• **Stated exercise**
Scan the data below and pick out the lines containing the word "chart".
===== Data excerpt
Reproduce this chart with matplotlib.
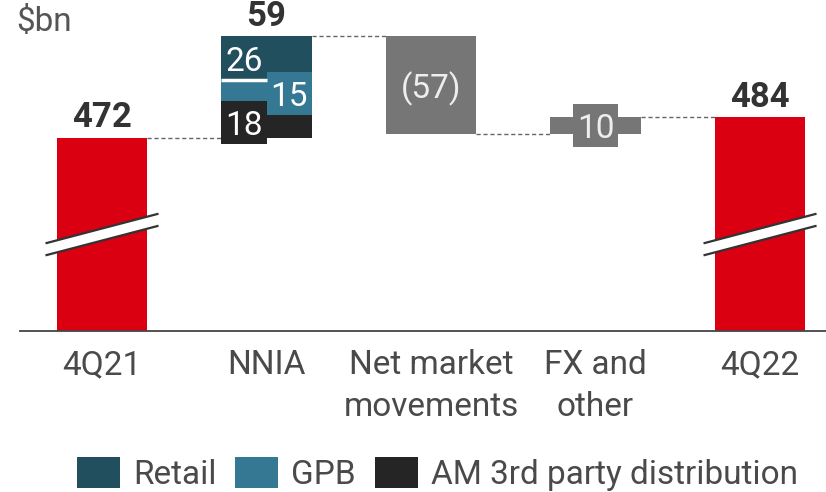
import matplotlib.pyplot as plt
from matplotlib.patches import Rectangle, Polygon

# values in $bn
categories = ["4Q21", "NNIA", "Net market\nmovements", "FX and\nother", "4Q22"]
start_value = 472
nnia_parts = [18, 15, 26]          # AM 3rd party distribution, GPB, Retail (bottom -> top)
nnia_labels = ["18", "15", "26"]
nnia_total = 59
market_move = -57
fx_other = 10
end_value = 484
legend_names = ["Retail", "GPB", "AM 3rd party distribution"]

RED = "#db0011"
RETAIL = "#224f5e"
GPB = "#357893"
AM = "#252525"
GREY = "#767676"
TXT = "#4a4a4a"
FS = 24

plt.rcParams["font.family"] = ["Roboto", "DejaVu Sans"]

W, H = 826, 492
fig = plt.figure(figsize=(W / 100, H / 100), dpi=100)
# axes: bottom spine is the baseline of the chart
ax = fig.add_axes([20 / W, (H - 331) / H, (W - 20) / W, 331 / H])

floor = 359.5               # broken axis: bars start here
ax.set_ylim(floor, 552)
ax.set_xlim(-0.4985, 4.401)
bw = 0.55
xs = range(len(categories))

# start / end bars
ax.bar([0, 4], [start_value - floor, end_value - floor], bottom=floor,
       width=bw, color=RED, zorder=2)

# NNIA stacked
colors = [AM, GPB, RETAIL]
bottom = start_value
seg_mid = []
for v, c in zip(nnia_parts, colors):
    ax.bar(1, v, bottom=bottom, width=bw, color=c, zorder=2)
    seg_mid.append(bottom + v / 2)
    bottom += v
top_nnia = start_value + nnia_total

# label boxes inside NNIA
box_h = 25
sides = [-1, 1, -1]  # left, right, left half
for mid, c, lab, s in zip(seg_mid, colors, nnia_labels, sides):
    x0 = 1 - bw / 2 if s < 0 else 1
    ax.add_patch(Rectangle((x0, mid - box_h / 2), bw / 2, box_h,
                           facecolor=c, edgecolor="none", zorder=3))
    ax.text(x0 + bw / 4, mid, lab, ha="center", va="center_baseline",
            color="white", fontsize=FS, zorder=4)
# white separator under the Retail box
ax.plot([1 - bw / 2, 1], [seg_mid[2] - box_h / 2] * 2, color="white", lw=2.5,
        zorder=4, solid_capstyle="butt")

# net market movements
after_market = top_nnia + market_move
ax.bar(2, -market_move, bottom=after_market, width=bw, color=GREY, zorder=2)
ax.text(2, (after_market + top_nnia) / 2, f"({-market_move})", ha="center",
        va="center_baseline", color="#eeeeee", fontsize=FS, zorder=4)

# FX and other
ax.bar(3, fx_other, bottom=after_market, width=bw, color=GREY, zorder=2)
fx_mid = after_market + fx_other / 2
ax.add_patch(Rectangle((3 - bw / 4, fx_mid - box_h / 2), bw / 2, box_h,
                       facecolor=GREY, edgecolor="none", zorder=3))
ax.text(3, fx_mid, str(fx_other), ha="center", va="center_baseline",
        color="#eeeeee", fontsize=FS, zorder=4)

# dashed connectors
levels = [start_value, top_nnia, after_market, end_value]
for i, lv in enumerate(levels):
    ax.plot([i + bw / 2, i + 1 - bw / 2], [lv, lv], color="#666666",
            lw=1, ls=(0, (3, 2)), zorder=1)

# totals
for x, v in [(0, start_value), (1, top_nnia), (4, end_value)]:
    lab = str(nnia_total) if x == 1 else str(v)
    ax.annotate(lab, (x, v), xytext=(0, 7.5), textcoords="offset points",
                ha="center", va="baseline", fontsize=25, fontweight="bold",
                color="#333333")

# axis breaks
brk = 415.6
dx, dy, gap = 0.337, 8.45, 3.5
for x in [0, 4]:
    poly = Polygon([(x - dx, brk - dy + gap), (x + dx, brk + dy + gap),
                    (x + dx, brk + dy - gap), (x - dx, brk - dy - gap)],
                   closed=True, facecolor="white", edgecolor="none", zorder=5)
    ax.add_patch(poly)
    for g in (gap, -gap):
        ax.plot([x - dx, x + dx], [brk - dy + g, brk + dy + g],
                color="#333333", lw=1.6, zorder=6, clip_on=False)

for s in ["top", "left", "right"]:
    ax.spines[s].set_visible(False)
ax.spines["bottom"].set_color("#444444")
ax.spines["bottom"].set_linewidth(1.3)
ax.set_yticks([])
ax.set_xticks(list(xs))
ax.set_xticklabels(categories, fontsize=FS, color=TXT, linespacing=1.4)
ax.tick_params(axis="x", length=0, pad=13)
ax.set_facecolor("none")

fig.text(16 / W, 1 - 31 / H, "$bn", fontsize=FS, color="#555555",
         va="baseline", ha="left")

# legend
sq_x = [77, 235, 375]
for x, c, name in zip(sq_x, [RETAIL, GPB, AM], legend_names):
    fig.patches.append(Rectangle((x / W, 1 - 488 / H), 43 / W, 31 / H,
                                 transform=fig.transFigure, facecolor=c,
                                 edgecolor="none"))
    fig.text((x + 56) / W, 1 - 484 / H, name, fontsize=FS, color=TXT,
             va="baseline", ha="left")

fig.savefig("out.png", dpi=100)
==========
• **The output**
Reproduce this chart with matplotlib.
# axes: bottom spine is the baseline of the chart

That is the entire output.